La guerre éclate en Ukraine ? Vite, la FNSEA profite de l’angoisse généralisée pour faire cultiver de nouveau toutes les bordures des champs. Et tant pis pour les bruants. Il faut toujours plus de camions pour livrer les colis Amazon ? Construisons une nouvelle autoroute à travers les marais camarguais. On veut du transport bas carbone ? Voies navigables de France rectifie et creuse toujours un peu plus le lit de la Seine au mépris des écosystèmes alluviaux, dont personne ne se soucie. Il faut des énergies renouvelables ? Rasons les forêts pour y installer des centrales photovoltaïques, cela sera plus rentable que d’éparpiller les panneaux sur les toits.

Le profit pour les humains est la seule chose qui compte. Nous vivons une époque profondément anthroponarcissique. Les poissons sont des stocks. Le chevreuil, un gibier. La jeune pousse sauvage, une adventice. La coccinelle, une auxiliaire. La forêt, une ressource. L’utilité justifie la protection. La domination sur le vivant est totale et systémique. Même nos lois visent à « reconquérir » la biodiversité. Les mammifères domestiques sont quinze fois plus nombreux que les mammifères sauvages à l’échelle planétaire, mais ce sont les renards et les blaireaux qui doivent être régulés.

Et nous, naturalistes amateurs ou professionnels, nous nous contenterions de militer en comptant de manière presque superfétatoire les derniers traquets oreillards, mélibées ou grands hamsters ? Nous refusons ces états de fait.

Nous pensons au contraire que le geste naturaliste ne doit pas se résumer à la seule contemplation ou à l’inventaire du désastre et qu’il peut revêtir un caractère plus collectif, être un savoir partagé et accessible. Il est un outil puissant dont chacun·e doit pouvoir s’emparer dans une perspective de lutte locale. Connaître les vivants autour de soi est essentiel pour se lier plus fortement à son territoire, transformer son attention et activer les résistances. Nous appelons à un naturalisme qui soit aussi un levier d’action et d’engagement collectif, qui diffuse au-delà des cercles experts. Le lien sensible que nous avons avec les êtres vivants et leurs écosystèmes fait de nous des allié·es nécessaires et précieux dans leur défense.

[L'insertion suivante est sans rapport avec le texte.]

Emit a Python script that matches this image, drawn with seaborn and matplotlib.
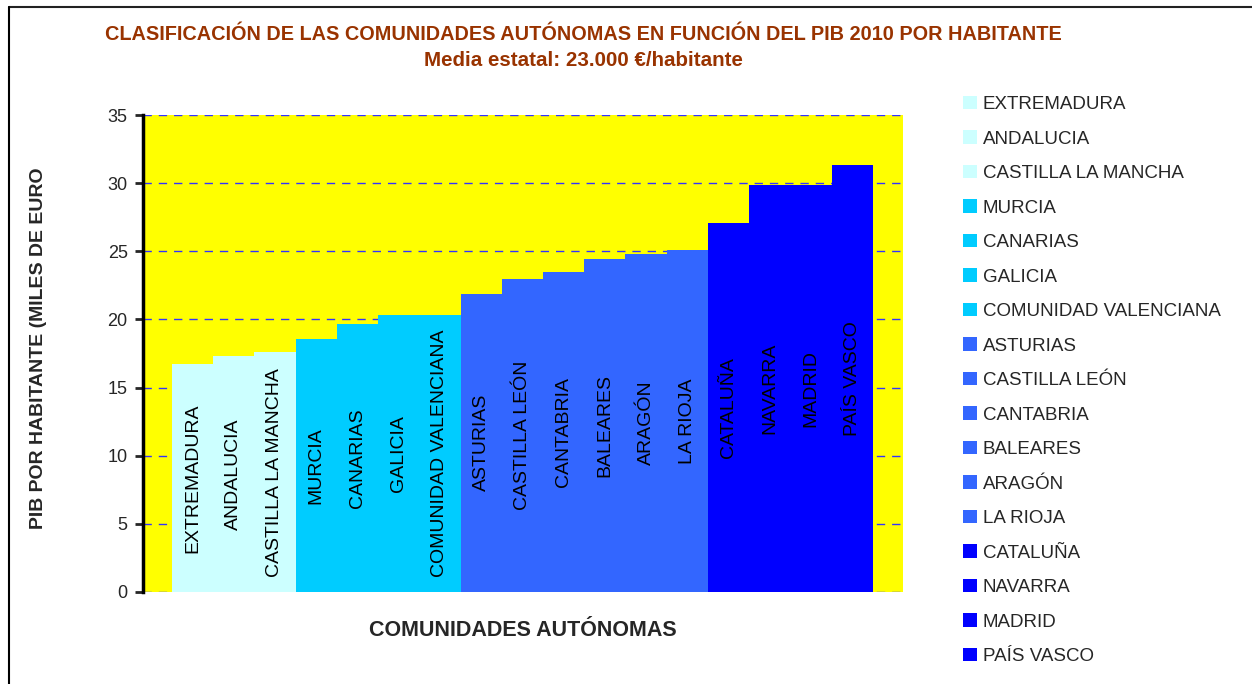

À Notre-Dame-des-Landes, les naturalistes en lutte ont eu une grande influence sur l’issue victorieuse de cette résistance, en découvrant des espèces protégées qui n’avaient pas été détectées lors des études d’impacts, mais surtout en faisant communauté de lutte avec les non-humains. Dans leur sillage, nous organisons un réseau de naturalistes en lutte sur tout le territoire, « les naturalistes des terres ». Nous souhaitons par ce geste doter notre pratique d’une portée politique et en revendiquer la dimension nécessairement anticapitaliste.

Un annuaire cartographique des « naturalistes des terres » est désormais en ligne. Nous sommes déjà 200 à y être inscrits et d’autres vont nous rejoindre. Ce faisant, nous nous déclarons volontaires pour venir apporter un savoir naturaliste auprès de luttes locales qui en ont besoin, à des fins de contre-expertise, d’appropriation des enjeux écologiques du site pour les habitant·es, de transmission de savoirs. Et aussi, par la même occasion, de s’imprégner d’un lieu à défendre, de découvrir d’autres modes d’action, de mailler la résistance. Dès aujourd’hui, les activistes défendant un espace peuvent ainsi y trouver des naturalistes locaux à contacter. Nous ne nous arrêterons pas à cela.

Retrouvons-nous, discutons, inventons ensemble la manière dont nous, naturalistes et allié·es, pouvons agir de manière efficace en complément du travail déjà mené par les associations et les autres collectifs de lutte. De prochaines rencontres auxquelles seront conviés les naturalistes inscrits sur l’annuaire cartographique serviront de première étape vers cet espace de composition. Car les savoirs naturalistes, mis en commun avec d’autres, peuvent apporter énormément pour imaginer des actions joyeuses et revitalisantes, et apprendre à refaire communauté entre humains et non-humains pour s’allier contre les extinctions en cours.